Yes, but if they cut the power to the building the server room will still be fully energized thanks to all those huge batteries running the place. That's why they have the big red buttons - they kill all the power in the room so that there is no electrocution danger.
As another posted indicated, commercial UPS systems typically have an input for the big red button so that they cut off. Your $80 home UPS probably doesn't have this.
There are a lot of safety concerns with UPS devices in large datacenters - you're talking about a LOT of power in a semi-industrial setting. Among other things it is important to make sure that the hardware doesn't leak much power to ground. Without a UPS power leaking to ground isn't a big deal - it goes out the plug and isn't much of a shock hazard (within reason). However, if you have a UPS and somebody disconnects the plug then the whole rack is isolated from ground (until you touch it and the rack next to it). If you have 100 devices each leaking a few mA of power to the chasis that is a potentially dangerous situation.
And 12V DC isn't automatically safe - I don't know enough to say for sure one way or another, but lead acid batteries can produce fairly high current levels. Do you think that turning over the engine in your car requires a trivial amount of power? An arc welder only requires a few volts of potential difference - although it relies on more than just batteries. A room full of 12V batteries capable of each running a 500W power supply isn't a trival matter.
I'm sure Google has thought this out. Probably by wiring every server to that big red button...
Only by converting it from DC power. Which is less efficient than using the DC power directly.
And is DC even any less efficient? I know it's more efficient to transmit AC power over long distances (i.e. power lines), but does that apply to short distances like these?
And you do not want to run a mainframe(Or other computer that have a cpu bound task) for a decade. I think my current desktop computer have more power then avg mainframe from a decade ago
You can run a mainframe for a decade or more because every part except the steel frame is hot-replacable. You upgrade the processors, memory, everything really every few years, without ever interrupting service. There's a reason they aren't cheap.
Even good minicomputers (or expensive servers, if you like that term berret) let you swap processors, I/O processors, memory, and sometimes motherboards while the machine is running. High-end mainframes just take that to the next level, by ensuring that every board is hot-replacable.
Of course, Google approach to the same problem (just hot-swap cheap commodity servers in and out of the cloud as units) may well be cheaper, in terms of hardware costs. I doubt it's cheaper if you include all of the related development costs, but sometimes that's a good trade-off to avoid vender lock-in.
Socialism: a lie told by totalitarians and believed by fools.
Modern high speed chips (which draw the bulk of the power in a typical PC) run thier core logic at much lower voltages. Typically somewhere between 1V and 2V though I think some may have gone below a volt now. Theese very low voltages have to be produced very close to the chip that uses them to avoid huge losses.
This means that modern PC motherboards take most of thier power at 12V anyway. The 5V and 3.3V lines really only serve to power the low speed chips and some of the interfaces between chips.

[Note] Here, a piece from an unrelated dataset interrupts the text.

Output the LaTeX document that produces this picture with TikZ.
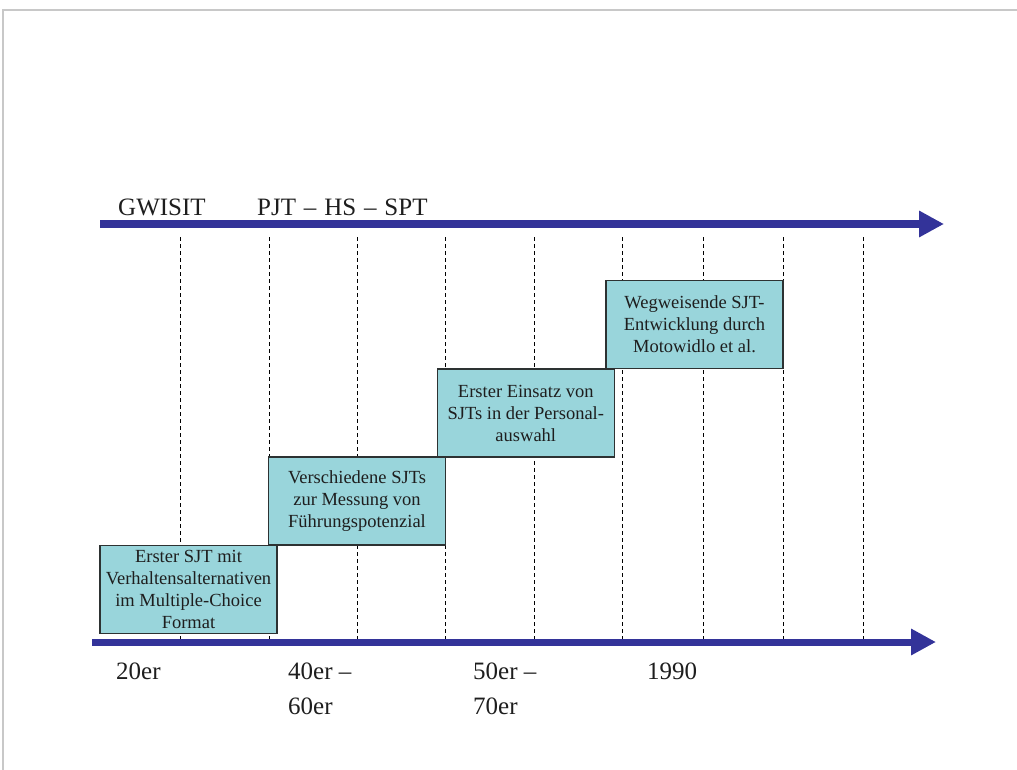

Given that I doubt there would be too much efficiancy loss from making a 12V only board. You could probablly even design it to hapilly deal with an input that was only approximately 12V without losing too much (since most of that 12V power is going to the input of switchers anyway).
note: i'm known as plugwash most places but i screwd up registering that here somehow in the past and now can't register
there's also the issue that using cheap unreliable hardware mean you need MORE of it and it'll be using resources because you have to have the parellelism in order to cope with failures, so even if the power conversion chain from AC mains to system board is 100%, you're wasting at least 30% at least due to redundancy if maintaining 1 in 3.
:-)
having more hardware around means having more engineers to maintain it, engineers are expensive.
modern computers offer a better bang for the buck - the biggest cost in datacentres is electricity, so it makes sense to maximise the performance of the server against power. whenever I get a quote for datacentre facilities, the first question asked is how much power I need, then space, then bandwidth! by the time I've had four rackfulls of servers in a datacentre, the cost of the servers is irrelevant!
having to maintain your own pool of spares is expensive and wasteful. it also occupies space, and wasteful because it will never get used before it's obsolete. take a look at ebay - there's huge quantities of servers for sale in excellent condition, most are from disaster recovery centers where the primary site has been upgraded and the secondary unused site can no longer be used as a failover.
buying cheap disposable hardware is also particularly bad for the environment, but who cares, all the old server tin goes to the third world, eh, google?
once apon a time, google's strategy might have been sensible, but these days I don't think it makes much sense.
submitted A/C 'cos I already moderated. and my brother works for google and I don't want them to take away his gphone
Please see the Patent Cooperation Treaty which covers this situation; China acceded in 1993, India in 1998.
Yes, and we all know how seriously India & China deal with intellectual property infringement. They don't.
The law is one thing, enforcement of the law is very different.